Los procesos de cambio político suelen enfrentar toda clase de obstáculos. Algunos, como es lógico, provienen de quienes se benefician del sufrimiento ajeno, y para los cuales el cambio es una amenaza a sus fortunas y su poder. Pero hay otros obstáculos, de naturaleza psicosocial, que pueden ser tan poderosos y eficaces como los primeros. Mencionemos solo dos de ellos.

El primero proviene de una de las características más salientes de nuestra cultura política, como es la altísima desconfianza interpersonal. Según los estudios mundiales de valores, que se realizan en casi un centenar de países, ante la pregunta: “¿Cree usted que se puede confiar en la mayoría de las personas?”, el grueso de los venezolanos, de manera abrumadora, responde negativamente.

Esta alta desconfianza resulta muy útil para los modelos autoritarios, porque, en la medida que los venezolanos desconfiemos unos de otros, no esperaremos que las soluciones provengan de nosotros mismos y de nuestra propia lucha. Por el contrario, estaremos psicológicamente proclives a aceptar que “la salvación” venga desde fuera de nosotros por cualquiera de sus vías ilusorias, sea un golpe de suerte, pronunciamientos militares, intervenciones foráneas o la tragedia de los “líderes” providenciales. No solo esto, sino que quienes se empeñan en huir de estas salidas fantasiosas y transitar por el camino, arduo y lento, de la construcción viable del cambio político desde nosotros mismos, son por supuesto objeto de la misma desconfianza.

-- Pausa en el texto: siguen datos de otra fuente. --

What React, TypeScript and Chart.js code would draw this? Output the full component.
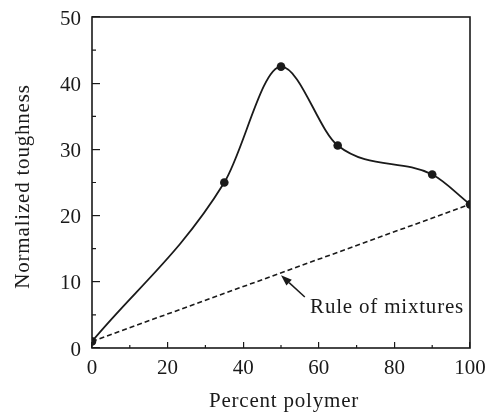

El segundo obstáculo deriva de una concepción fascista de la política, exacerbada intencionalmente en los últimos cuatro lustros. Dos de las características más notorias del fascismo son reducir la complejidad de los problemas a la identificación de un enemigo, no importa quién sea, y a sufrir una crónica obsesión por el complot y la supuesta amenaza derivada de él. Por tanto, el primitivo pensamiento fascista no entiende la política más que en términos simplistas de traición-lealtad, amigo-enemigo, o colaboracionista-patriota. Dado que la política real es mucho más compleja y difícil, estas rémoras culturales –apropiadas incluso por algunos opositores– se convierten en obstáculo para la edificación inteligente y viable de soluciones políticas eficaces.

La combinación de estos dos factores, junto con otros que analizaremos en otro momento, se convierte en una especie de “tormenta perfecta” de naturaleza psicosocial que obstaculiza y retrasa el avance de la nave de las transformaciones políticas necesarias hacia buen puerto.

Agreguemos a lo anterior una última consideración. Hoy, las críticas y señalamientos contra quienes luchan por la construcción del cambio desde la plataforma de la Mesa de Unidad Democrática venezolana se dividen en tres grupos, sin contar con los que se han identificado como pagados por el régimen para disfrazarse de opositores y hacer el trabajo sucio de atacar a su principal estorbo de permanencia, que es precisamente la Unidad. Apartando a estos, hay los que critican de buena fe, y cuyas observaciones deben ser escuchadas y atendidas, porque a la mayoría de ellas las acompaña la razón y la justificada indignación. Pero hay también otros dos grupos, uno integrado por las víctimas de la sumisión psicológica oficialista, que solo ven el mundo con los códigos de interpretación limitada del militarismo fascista, y otro, mucho más pernicioso, constituido por quienes tienen su propio juego de poder, y para los cuales la Unidad –al igual que para el gobierno– es un obstáculo para sus cálculos personales y sus proyectos políticos particulares.

Uno de nuestros retos es superar la idea infantil, reforzada muy convenientemente por el fascismo gobernante, de que la política es simplemente gritar desde una tribuna y prometer el cielo para algún día. La verdadera política, la única que funciona y que en verdad transforma realidades, es trabajar con lo que se tiene, aquí y ahora, para lograr el mejor resultado concreto y posible, no el ilusorio y falso.